As a rule of thumb, it's good practice to have the stripe size of the RAID array match the cluster size of the filesystem with which the volume residing on that array will be formatted; and that size should be chosen depending on the I/O load the volume is expected to handle (many small files or lots of big files?); but this is only a general suggestion; and, again, lots of other parameters can influence I/O performance.

Also, keep in mind that you could have multiple volumes on the same RAID array (even more so if you are working with a SAN instead of local storage), each of them potentially using a different cluster size and handling a different I/O load.

If you really want to fine-tune your storage to such a level, not only you will need complete control of each and every element from the physical disks to the actual application storing data on them, but you will also have to analyze them carefully and customize a lot of parameters, of which stripe size is only one of many.


A simple case study: Exchange writes database transaction logs as 1-MB files, sequentially; they are mostly written and rarely read under normal operation; they can take up some space, but never too much if regular backups are performed, because they get truncated (i.e. the oldest ones are deleted) everytime a full backup of the database is completed.

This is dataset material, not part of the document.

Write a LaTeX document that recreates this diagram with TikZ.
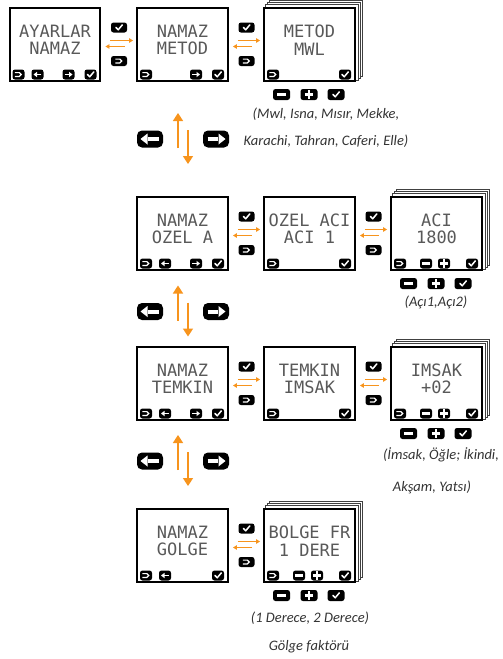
\documentclass[tikz,border=0pt]{standalone}
\usepackage{fontspec}
\setmainfont{Carlito}
\newfontfamily\lcdfont{DejaVu Sans Mono}
\usetikzlibrary{arrows.meta,backgrounds}
\definecolor{flow}{HTML}{F7941D}

\begin{document}
\begin{tikzpicture}[
    x=1pt, y=-1pt,
    > = {Triangle[length=4pt,width=4.5pt]}, % small orange heads
    screen/.style={draw, fill=white, line width=2.4pt, minimum width=90.5pt, minimum height=73.5pt, inner sep=0pt},
    layer/.style={draw=black!75, fill=white, line width=0.7pt},
    lcd/.style={font=\lcdfont\fontsize{17}{17.5}\selectfont, align=center, inner sep=0pt, text=black!65},
    key/.style={fill=black, rounded corners=2.5pt, inner sep=0pt, minimum width=12pt, minimum height=10pt},
    gapkey/.style={key, minimum width=16pt},
    outkey/.style={key, minimum width=17pt, minimum height=11pt},
    bigkey/.style={key, minimum width=26pt, minimum height=17pt, rounded corners=5pt},
    sym/.style={white, sharp corners, shift={(path picture bounding box.center)}},
    okay/.style={path picture={\draw[sym, line width=1.5pt, line cap=round, line join=round] (-3pt,0pt) -- (-0.8pt,-2.3pt) -- (3.3pt,2.6pt);}},
    goback/.style={path picture={\draw[sym, line width=1.2pt] (-3.6pt,1.9pt) -- (0.8pt,1.9pt) arc[start angle=90, end angle=-90, radius=1.9pt] -- (-3.6pt,-1.9pt);}},
    goprev/.style={path picture={\draw[sym, line width=1.4pt] (3.8pt,0pt) -- (-1pt,0pt);
        \fill[sym] (-4pt,0pt) -- (-0.5pt,2.7pt) -- (-0.5pt,-2.7pt) -- cycle;}},
    gonext/.style={path picture={\draw[sym, line width=1.4pt] (-3.8pt,0pt) -- (1pt,0pt);
        \fill[sym] (4pt,0pt) -- (0.5pt,2.7pt) -- (0.5pt,-2.7pt) -- cycle;}},
    dec/.style={path picture={\draw[sym, line width=2.2pt] (-4.2pt,0pt) -- (4.2pt,0pt);}},
    inc/.style={path picture={\draw[sym, line width=2.2pt] (-4.2pt,0pt) -- (4.2pt,0pt) (0pt,-4.2pt) -- (0pt,4.2pt);}},
    bigprev/.style={path picture={\draw[sym, line width=4pt] (8.5pt,0pt) -- (-2pt,0pt);
        \fill[sym] (-9.5pt,0pt) -- (-2.5pt,5.5pt) -- (-2.5pt,-5.5pt) -- cycle;}},
    bignext/.style={path picture={\draw[sym, line width=4pt] (-8.5pt,0pt) -- (2pt,0pt);
        \fill[sym] (9.5pt,0pt) -- (2.5pt,5.5pt) -- (2.5pt,-5.5pt) -- cycle;}},
    flowline/.style={draw=flow, line width=0.9pt, ->},
    bigflow/.style={draw=flow, line width=1.6pt, -{Triangle[length=8pt,width=10pt]}},
    caption/.style={font=\itshape\fontsize{14.5}{16}\selectfont, text=black!80, inner sep=0pt}
    ]

    \useasboundingbox (0,0) rectangle (503,659);

    % ---- row 1 ----
    \node[screen] (s11) at (55,44.5) {};
    \node[screen] (s12) at (182.5,44.5) {};
    \node[screen] (s13) at (309.5,44.5) {};
    \node[lcd] (t11) at ([yshift=4.5pt]s11.center) {AYARLAR\\NAMAZ};
    \node[lcd] (t12) at ([yshift=4.5pt]s12.center) {NAMAZ\\METOD};
    \node[lcd] (t13) at ([yshift=4.5pt]s13.center) {METOD\\MWL};

    \node[key,goback] (s11b) at ([xshift=-36.5pt,yshift=-30pt]s11.center) {};
    \node[key,goprev] (s11p) at ([xshift=-17.5pt,yshift=-30pt]s11.center) {};
    \node[key,gonext] (s11n) at ([xshift=13.5pt,yshift=-30pt]s11.center) {};
    \node[key,okay] (s11o) at ([xshift=35.5pt,yshift=-30pt]s11.center) {};
    \node[key,goback] (s12b) at ([xshift=-36.5pt,yshift=-30pt]s12.center) {};
    \node[key,gonext] (s12n) at ([xshift=13.5pt,yshift=-30pt]s12.center) {};
    \node[key,okay] (s12o) at ([xshift=35.5pt,yshift=-30pt]s12.center) {};
    \node[key,goback] (s13b) at ([xshift=-36.5pt,yshift=-30pt]s13.center) {};
    \node[key,okay] (s13o) at ([xshift=35.5pt,yshift=-30pt]s13.center) {};

    \node[gapkey,okay] (g11o) at ([xshift=64pt,yshift=17pt]s11.center) {};
    \node[gapkey,goback] (g11b) at ([xshift=64pt,yshift=-16.5pt]s11.center) {};
    \node[gapkey,okay] (g12o) at ([xshift=64pt,yshift=17pt]s12.center) {};
    \node[gapkey,goback] (g12b) at ([xshift=64pt,yshift=-16.5pt]s12.center) {};
    \draw[flowline] ([xshift=9pt,yshift=4pt]s11.east) -- ([xshift=-3pt,yshift=4pt]s12.west);
    \draw[flowline] ([xshift=-11pt,yshift=-2pt]s12.west) -- ([xshift=4pt,yshift=-2pt]s11.east);
    \draw[flowline] ([xshift=9pt,yshift=4pt]s12.east) -- ([xshift=-3pt,yshift=4pt]s13.west);
    \draw[flowline] ([xshift=-11pt,yshift=-2pt]s13.west) -- ([xshift=4pt,yshift=-2pt]s12.east);

    \node[outkey,dec] (u13d) at ([xshift=-28pt,yshift=-50pt]s13.center) {};
    \node[outkey,inc] (u13i) at ([xshift=-0.5pt,yshift=-50pt]s13.center) {};
    \node[outkey,okay] (u13o) at ([xshift=26.5pt,yshift=-50pt]s13.center) {};
    \node[caption] (c1a) at (326,114) {(Mwl, Isna, Mısır, Mekke,};
    \node[caption] (c1b) at (326,141) {Karachi, Tahran, Caferi, Elle)};

    \node[bigkey,bigprev] (bl1) at (150,139) {};
    \node[bigkey,bignext] (br1) at (216,139) {};
    \draw[bigflow] ([xshift=28pt,yshift=-9pt]bl1.center) -- ([xshift=28pt,yshift=26pt]bl1.center);
    \draw[bigflow] ([xshift=-28pt,yshift=9pt]br1.center) -- ([xshift=-28pt,yshift=-25pt]br1.center);

    % ---- row 2 ----
    \node[screen] (s21) at (182.5,233.5) {};
    \node[screen] (s22) at (309.5,233.5) {};
    \node[screen] (s23) at (436.5,233.5) {};
    \node[lcd] (t21) at ([yshift=4.5pt]s21.center) {NAMAZ\\OZEL A};
    \node[lcd] (t22) at ([yshift=4.5pt]s22.center) {OZEL ACI\\ACI 1};
    \node[lcd] (t23) at ([yshift=4.5pt]s23.center) {ACI\\1800};

    \node[key,goback] (s21b) at ([xshift=-36.5pt,yshift=-30pt]s21.center) {};
    \node[key,goprev] (s21p) at ([xshift=-17.5pt,yshift=-30pt]s21.center) {};
    \node[key,gonext] (s21n) at ([xshift=13.5pt,yshift=-30pt]s21.center) {};
    \node[key,okay] (s21o) at ([xshift=35.5pt,yshift=-30pt]s21.center) {};
    \node[key,goback] (s22b) at ([xshift=-36.5pt,yshift=-30pt]s22.center) {};
    \node[key,okay] (s22o) at ([xshift=35.5pt,yshift=-30pt]s22.center) {};
    \node[key,goback] (s23b) at ([xshift=-36.5pt,yshift=-30pt]s23.center) {};
    \node[key,dec] (s23d) at ([xshift=-10.5pt,yshift=-30pt]s23.center) {};
    \node[key,inc] (s23i) at ([xshift=7.5pt,yshift=-30pt]s23.center) {};
    \node[key,okay] (s23o) at ([xshift=35.5pt,yshift=-30pt]s23.center) {};

    \node[gapkey,okay] (g21o) at ([xshift=64pt,yshift=17pt]s21.center) {};
    \node[gapkey,goback] (g21b) at ([xshift=64pt,yshift=-16.5pt]s21.center) {};
    \node[gapkey,okay] (g22o) at ([xshift=64pt,yshift=17pt]s22.center) {};
    \node[gapkey,goback] (g22b) at ([xshift=64pt,yshift=-16.5pt]s22.center) {};
    \draw[flowline] ([xshift=9pt,yshift=4pt]s21.east) -- ([xshift=-3pt,yshift=4pt]s22.west);
    \draw[flowline] ([xshift=-11pt,yshift=-2pt]s22.west) -- ([xshift=4pt,yshift=-2pt]s21.east);
    \draw[flowline] ([xshift=9pt,yshift=4pt]s22.east) -- ([xshift=-3pt,yshift=4pt]s23.west);
    \draw[flowline] ([xshift=-11pt,yshift=-2pt]s23.west) -- ([xshift=4pt,yshift=-2pt]s22.east);

    \node[outkey,dec] (u23d) at ([xshift=-28pt,yshift=-50pt]s23.center) {};
    \node[outkey,inc] (u23i) at ([xshift=-0.5pt,yshift=-50pt]s23.center) {};
    \node[outkey,okay] (u23o) at ([xshift=26.5pt,yshift=-50pt]s23.center) {};
    \node[caption] (c2) at (436,302) {(Açı1,Açı2)};

    \node[bigkey,bigprev] (bl2) at (150,311.5) {};
    \node[bigkey,bignext] (br2) at (216,311.5) {};
    \draw[bigflow] ([xshift=28pt,yshift=-9pt]bl2.center) -- ([xshift=28pt,yshift=26pt]bl2.center);
    \draw[bigflow] ([xshift=-28pt,yshift=9pt]br2.center) -- ([xshift=-28pt,yshift=-25pt]br2.center);

    % ---- row 3 ----
    \node[screen] (s31) at (182.5,383.5) {};
    \node[screen] (s32) at (309.5,383.5) {};
    \node[screen] (s33) at (436.5,383.5) {};
    \node[lcd] (t31) at ([yshift=4.5pt]s31.center) {NAMAZ\\TEMKIN};
    \node[lcd] (t32) at ([yshift=4.5pt]s32.center) {TEMKIN\\IMSAK};
    \node[lcd] (t33) at ([yshift=4.5pt]s33.center) {IMSAK\\+02};

    \node[key,goback] (s31b) at ([xshift=-36.5pt,yshift=-30pt]s31.center) {};
    \node[key,goprev] (s31p) at ([xshift=-17.5pt,yshift=-30pt]s31.center) {};
    \node[key,gonext] (s31n) at ([xshift=13.5pt,yshift=-30pt]s31.center) {};
    \node[key,okay] (s31o) at ([xshift=35.5pt,yshift=-30pt]s31.center) {};
    \node[key,goback] (s32b) at ([xshift=-36.5pt,yshift=-30pt]s32.center) {};
    \node[key,okay] (s32o) at ([xshift=35.5pt,yshift=-30pt]s32.center) {};
    \node[key,goback] (s33b) at ([xshift=-36.5pt,yshift=-30pt]s33.center) {};
    \node[key,dec] (s33d) at ([xshift=-10.5pt,yshift=-30pt]s33.center) {};
    \node[key,inc] (s33i) at ([xshift=7.5pt,yshift=-30pt]s33.center) {};
    \node[key,okay] (s33o) at ([xshift=35.5pt,yshift=-30pt]s33.center) {};

    \node[gapkey,okay] (g31o) at ([xshift=64pt,yshift=17pt]s31.center) {};
    \node[gapkey,goback] (g31b) at ([xshift=64pt,yshift=-16.5pt]s31.center) {};
    \node[gapkey,okay] (g32o) at ([xshift=64pt,yshift=17pt]s32.center) {};
    \node[gapkey,goback] (g32b) at ([xshift=64pt,yshift=-16.5pt]s32.center) {};
    \draw[flowline] ([xshift=9pt,yshift=4pt]s31.east) -- ([xshift=-3pt,yshift=4pt]s32.west);
    \draw[flowline] ([xshift=-11pt,yshift=-2pt]s32.west) -- ([xshift=4pt,yshift=-2pt]s31.east);
    \draw[flowline] ([xshift=9pt,yshift=4pt]s32.east) -- ([xshift=-3pt,yshift=4pt]s33.west);
    \draw[flowline] ([xshift=-11pt,yshift=-2pt]s33.west) -- ([xshift=4pt,yshift=-2pt]s32.east);

    \node[outkey,dec] (u33d) at ([xshift=-28pt,yshift=-50pt]s33.center) {};
    \node[outkey,inc] (u33i) at ([xshift=-0.5pt,yshift=-50pt]s33.center) {};
    \node[outkey,okay] (u33o) at ([xshift=26.5pt,yshift=-50pt]s33.center) {};
    \node[caption] (c3a) at (441,455) {(İmsak, Öğle; İkindi,};
    \node[caption] (c3b) at (432,487) {Akşam, Yatsı)};

    \node[bigkey,bigprev] (bl3) at (150,461) {};
    \node[bigkey,bignext] (br3) at (216,461) {};
    \draw[bigflow] ([xshift=28pt,yshift=-9pt]bl3.center) -- ([xshift=28pt,yshift=26pt]bl3.center);
    \draw[bigflow] ([xshift=-28pt,yshift=9pt]br3.center) -- ([xshift=-28pt,yshift=-25pt]br3.center);

    % ---- row 4 ----
    \node[screen] (s41) at (182.5,545.5) {};
    \node[screen] (s42) at (309.5,545.5) {};
    \node[lcd] (t41) at ([yshift=4.5pt]s41.center) {NAMAZ\\GOLGE};
    \node[lcd] (t42) at ([yshift=4.5pt]s42.center) {BOLGE FR\\1 DERE};

    \node[key,goback] (s41b) at ([xshift=-36.5pt,yshift=-30pt]s41.center) {};
    \node[key,goprev] (s41p) at ([xshift=-17.5pt,yshift=-30pt]s41.center) {};
    \node[key,okay] (s41o) at ([xshift=35.5pt,yshift=-30pt]s41.center) {};
    \node[key,goback] (s42b) at ([xshift=-36.5pt,yshift=-30pt]s42.center) {};
    \node[key,dec] (s42d) at ([xshift=-10.5pt,yshift=-30pt]s42.center) {};
    \node[key,inc] (s42i) at ([xshift=7.5pt,yshift=-30pt]s42.center) {};
    \node[key,okay] (s42o) at ([xshift=35.5pt,yshift=-30pt]s42.center) {};

    \node[gapkey,okay] (g41o) at ([xshift=64pt,yshift=17pt]s41.center) {};
    \node[gapkey,goback] (g41b) at ([xshift=64pt,yshift=-16.5pt]s41.center) {};
    \draw[flowline] ([xshift=9pt,yshift=4pt]s41.east) -- ([xshift=-3pt,yshift=4pt]s42.west);
    \draw[flowline] ([xshift=-11pt,yshift=-2pt]s42.west) -- ([xshift=4pt,yshift=-2pt]s41.east);

    \node[outkey,dec] (u42d) at ([xshift=-28pt,yshift=-50pt]s42.center) {};
    \node[outkey,inc] (u42i) at ([xshift=-0.5pt,yshift=-50pt]s42.center) {};
    \node[outkey,okay] (u42o) at ([xshift=26.5pt,yshift=-50pt]s42.center) {};
    \node[caption] (c4a) at (310,618) {(1 Derece, 2 Derece)};
    \node[caption] (c4b) at (309,647) {Gölge faktörü};

    % stacked pages behind the value screens
    \begin{scope}[on background layer]
        \foreach \s in {s13,s23,s33,s42}
            \foreach \d in {6,4,2}
                \draw[layer] ([xshift=\d pt,yshift=\d pt]\s.south west) rectangle ([xshift=\d pt,yshift=\d pt]\s.north east);
    \end{scope}
\end{tikzpicture}
\end{document}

The best possible approach for storing this kind of data would be to use a RAID 1 array of two disks, with a stripe size of 1 MB, battery-backed-up write cache, a single volume formatted with the NTFS filesystem and 1-MB cluster size; oh, and of course you'll have to store only the transaction logs for a single database on this volume; if you have more DBs, you will need to use different volumes and disk arrays, or you'll lose all benefits of sequential I/O. (BTW, the actual database data must go to a whole different place, and not only for performance but mostly for data safety; have a look at the Exchange documentation if you want more details; but the basic points are, they have completely different I/O patterns and you absolutely don't want to lose both the database and the transaction logs at the same time.)

As you see, this kind of assessment is very strongly dependent on the expected I/O load, and wouldn't be adequate for anything else than storing Exchange transaction logs in a very specific setup; it will probably hinder any other workload.

Storage fine-tuning is an art, and requires lot of analysis and experience to get it correct.


Massimo gave a pretty good summary and as he says, a lot depends on the kind of workload you are running.

In addition, the controllers and their firmware play a big role. For instance, at home I have an LSI 8 port SAS/SATA HBA that can be flashed to run as a RAID controller. The same hardware is badged by Dell but the firmware sets up a different queue depth to support specific Dell disks. My OEM firmware outperforms the Dell firmware by about 30% when using 5x 4TB WD consumer disks in my home machine. If I flash the Dell card with OEM firmware the performance is identical.

ConcernedOfTunbridgeWells notes that you have spinning disk...

If you are able to run this workload on Linux/Unix you might consider one of the filesystems that allows SSD caching of the magnetic disks.

At home I run ZFS on Linux and its extremely reliable due to its flexible parity and continuous hash based consistency checking. It natively supports SSD caching and its lightning fast with only a modest SSD cache drive. The ZFS array with LSI in HBA mode is faster than using the LSI as a hardware array. The workload is Openstack virtualisation (its my lab machine).

Better still is just use a proper SAN or even NAS that knows how to adapt the controllers, caching, striping etc for specific workloads.